И вот, когда Мицкевич увенчал курс именем Наполеона, Товянский, нисколько не разочарованный провалом своей миссии у папы, решил обратиться к иному владыке. Избрал «духа низшего», правящего Великой Россией, «духа медведя», а если говорить обычным языком — царя Николая, целью своих мистических умыслов и ходатайств. Подвернулся исключительно удобный случай. Случай этот звался Александром Ходзько. Этот Ходзько, некогда виленский филарет, долгие годы был русским консулом в Тегеране.
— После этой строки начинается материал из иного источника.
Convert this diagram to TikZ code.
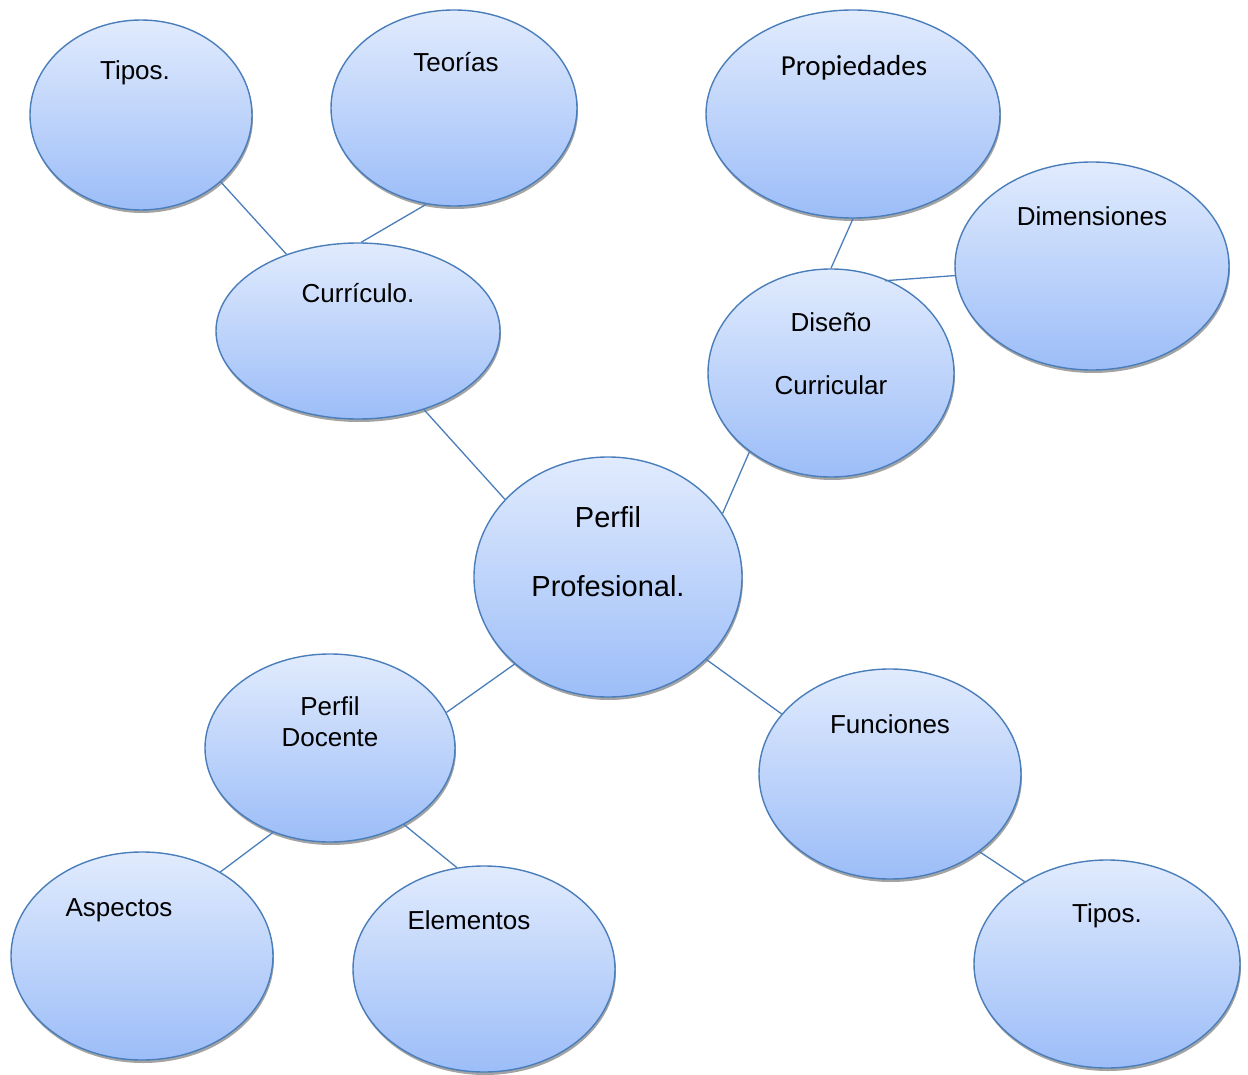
\documentclass[tikz,border=0pt]{standalone}
\usepackage{fontspec}
\setmainfont{Liberation Sans}
\newfontfamily\calib{Carlito}
\usetikzlibrary{shapes.geometric,shadows}
\definecolor{edgec}{HTML}{4A7EBB}
\definecolor{topc}{HTML}{E1EBFD}
\definecolor{botc}{HTML}{9CBDF8}
\tikzset{
 bubble/.style={ellipse, draw=edgec, line width=1.4pt, top color=topc, bottom color=botc, inner sep=0pt,
   drop shadow={shadow xshift=1pt, shadow yshift=-3pt, fill=black!45, opacity=0.8}},
 txt/.style={anchor=base, inner sep=0pt, font=\fontsize{26}{31}\selectfont},
 bigtxt/.style={anchor=base, inner sep=0pt, font=\fontsize{29}{34}\selectfont},
 caltxt/.style={anchor=base, inner sep=0pt, font=\calib\fontsize{29}{34}\selectfont},
 link/.style={draw=edgec, line width=1.3pt},
}
\begin{document}
\begin{tikzpicture}[x=1pt,y=-1pt]
\useasboundingbox (0,0) rectangle (1248,1075);
% ellipses
\node[bubble, minimum width=222pt, minimum height=190pt] (tip1) at (141,115) {};
\node[bubble, minimum width=246pt, minimum height=196pt] (teo) at (454,108) {};
\node[bubble, minimum width=284pt, minimum height=176pt] (cur) at (358,331) {};
\node[bubble, minimum width=294pt, minimum height=208pt] (pro) at (853,114) {};
\node[bubble, minimum width=274pt, minimum height=208pt] (dim) at (1092,266) {};
\node[bubble, minimum width=246pt, minimum height=208pt] (dis) at (831,373) {};
\node[bubble, minimum width=268pt, minimum height=240pt] (per) at (608,577) {};
\node[bubble, minimum width=250pt, minimum height=188pt] (doc) at (330,748) {};
\node[bubble, minimum width=262pt, minimum height=210pt] (fun) at (890,774) {};
\node[bubble, minimum width=262pt, minimum height=208pt] (asp) at (142,956) {};
\node[bubble, minimum width=262pt, minimum height=206pt] (ele) at (484,969) {};
\node[bubble, minimum width=266pt, minimum height=208pt] (tip2) at (1107,964) {};
% connectors
\draw[link] (tip1.-40) -- (cur.133.5);
\draw[link] (teo.-106.3) -- (cur.88.7);
\draw[link] (cur.-50.1) -- (per.143.5);
\draw[link] (pro.-90) -- (dis.90);
\draw[link, shorten >=-4pt] (dim.184.6) -- (dis.58.3);
\draw[link] (dis.-136) -- (per.29.3);
\draw[link] (per.-137.8) -- (doc.17.8);
\draw[link] (per.-40.9) -- (fun.151.2);
\draw[link] (doc.-124.6) -- (asp.47.8);
\draw[link] (doc.-46.1) -- (ele.105.6);
\draw[link] (fun.-41) -- (tip2.135.3);
% texts
\node[txt] (l-tip1) at (135,80) {Tipos.};
\node[txt] (l-teo) at (456,72) {Teorías};
\node[txt] (l-cur) at (358,303) {Currículo.};
\node[caltxt] (l-pro) at (854,76) {Propiedades};
\node[txt] (l-dim) at (1092,226) {Dimensiones};
\node[txt] (l-dis1) at (831,332) {Diseño};
\node[txt] (l-dis2) at (831,394) {Curricular};
\node[bigtxt] (l-per1) at (608,527) {Perfil};
\node[bigtxt] (l-per2) at (608,596) {Profesional.};
\node[txt] (l-doc1) at (330,715) {Perfil};
\node[txt] (l-doc2) at (330,746) {Docente};
\node[txt] (l-fun) at (890,733) {Funciones};
\node[txt] (l-asp) at (119,916) {Aspectos};
\node[txt] (l-ele) at (469,929) {Elementos};
\node[txt] (l-tip2) at (1107,922) {Tipos.};
\end{tikzpicture}
\end{document}
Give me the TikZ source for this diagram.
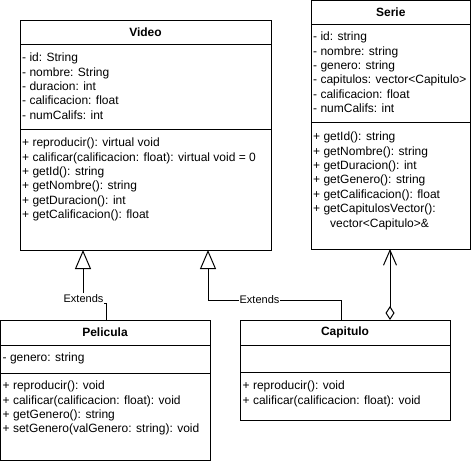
\documentclass[tikz,border=0pt]{standalone}
\usepackage{fontspec}
\setmainfont{Liberation Sans}
\usetikzlibrary{arrows.meta}
\begin{document}
\begin{tikzpicture}[x=1pt,y=-1pt,
  cbox/.style={draw=black,line width=1pt,fill=white,anchor=north west,inner sep=0pt,outer sep=0pt},
  sep/.style={draw=black,line width=1pt},
  ctitle/.style={anchor=base,inner sep=0pt,font=\fontsize{12}{14.4}\selectfont\bfseries},
  ctext/.style={anchor=north west,inner sep=0pt,align=left,font=\fontsize{12}{14.4}\selectfont},
  edge/.style={draw=black,line width=1pt},
  inh/.style={edge,-{Triangle[open,length=19pt,width=16pt]}},
  agg/.style={edge,{Straight Barb[length=15pt,width=13pt]}-{Diamond[open,length=14pt,width=9pt]}},
  lbl/.style={fill=white,inner sep=1pt,font=\fontsize{11}{13}\selectfont}
]
\useasboundingbox[fill=white] (0,0) rectangle (471,461);

% ---------- Video ----------
\node[cbox,minimum width=251pt,minimum height=230pt] (video) at (20,20) {};
\draw[sep] (20,44) -- (271,44);
\draw[sep] (20,129) -- (271,129);
\node[ctitle] (videot) at (145.5,36.3) {Video};
\node[ctext] (videoa) at (22,51.4) {\strut- id: String\\- nombre: String\\- duracion: int\\- calificacion: float\\- numCalifs: int};
\node[ctext] (videom) at (22,136.4) {\strut+ reproducir(): virtual void\\+ calificar(calificacion: float): virtual void = 0\\+ getId(): string\\+ getNombre(): string\\+ getDuracion(): int\\+ getCalificacion(): float};

% ---------- Serie ----------
\node[cbox,minimum width=159.5pt,minimum height=248.5pt] (serie) at (311,0.5) {};
\draw[sep] (311,24) -- (470.5,24);
\draw[sep] (311,122) -- (470.5,122);
\node[ctitle] (seriet) at (390.75,16.3) {Serie};
\node[ctext] (seriea) at (313,30.4) {\strut- id: string\\- nombre: string\\- genero: string\\- capitulos: vector<Capitulo>\\- calificacion: float\\- numCalifs: int};
\node[ctext] (seriem) at (313,130.4) {\strut+ getId(): string\\+ getNombre(): string\\+ getDuracion(): int\\+ getGenero(): string\\+ getCalificacion(): float\\+ getCapitulosVector():\\\hspace*{17pt}vector<Capitulo>\&};

% ---------- Pelicula ----------
\node[cbox,minimum width=209.5pt,minimum height=140pt] (pelicula) at (0.5,320) {};
\draw[sep] (0.5,345) -- (210,345);
\draw[sep] (0.5,373) -- (210,373);
\node[ctitle] (pelit) at (105,336) {Pelicula};
\node[ctext] (pelia) at (2.5,351.4) {\strut- genero: string};
\node[ctext] (pelim) at (2.5,379.4) {\strut+ reproducir(): void\\+ calificar(calificacion: float): void\\+ getGenero(): string\\+ setGenero(valGenero: string): void};

% ---------- Capitulo ----------
\node[cbox,minimum width=210pt,minimum height=100pt] (capitulo) at (240,320) {};
\draw[sep] (240,345) -- (450,345);
\draw[sep] (240,372) -- (450,372);
\node[ctitle] (capt) at (345,335.5) {Capitulo};
\node[ctext] (capm) at (242.5,379.4) {\strut+ reproducir(): void\\+ calificar(calificacion: float): void};

% ---------- Connectors ----------
\draw[inh] ([xshift=105.5pt]pelicula.north west) -- ++(0,-17) -| ([xshift=63pt]video.south west);
\node[lbl] (ext1) at (83.5,298.5) {Extends};

\draw[inh] ([xshift=101pt]capitulo.north west) -- ++(0,-20) -| ([xshift=188pt]video.south west);
\node[lbl] (ext2) at (259.5,300) {Extends};

\draw[agg] ([xshift=79pt]serie.south west) -- ([xshift=150pt]capitulo.north west);
\end{tikzpicture}
\end{document}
В 1842 году он появляется в Лондоне после посещения Швеции и Италии, куда он выезжал в отпуск. Тут он окончательно решает уйти с консульского поста, но и дальше не порывать связи с российскими властями. Его визит к Товянскому в Брюсселе весной 1843 года окутан покровом тайны. Также и после вступления в «Коло» товянистов Ходзько не порывает контакта с петербургскими инстанциями. Должно быть, именно эти инстанции присоветовали ему, чтобы он свою просьбу об отставке с поста консула в Персии подкрепил соответствующим письмом, изъясняющим причины его ухода в отставку. Объяснения эти нужны были не столько царскому правительству, сколько польской эмиграции, которая не могла без известных подозрений взирать на этот сентиментальный роман бывшего вольнолюбца и филарета с северной тиранией.
По стечению обстоятельств, которое может показаться просто удивительным, Товянский великолепно ориентируется во всем этом деле и принимает в нем живейшее участие. Позднейшие комментаторы этих событий уверяют, что «Товянский, в предвидении всей проблемы, издавна уже помышлял воспользоваться подвернувшейся оказией, чтобы захватить в сферу своей деятельности и Россию». Предвидение Товянского в этом случае было подкреплено беседами с Ходзько. И когда мы приближаемся к этому позорному делу о письме Александра Ходзько царю, послании, написанном под диктовку Товянского, нас охватывает чувство, что эта роковая мысль, рожденная за пределами «Коло» и скрываемая в течение некоторого времени от «братьев», была не только плодом безумия.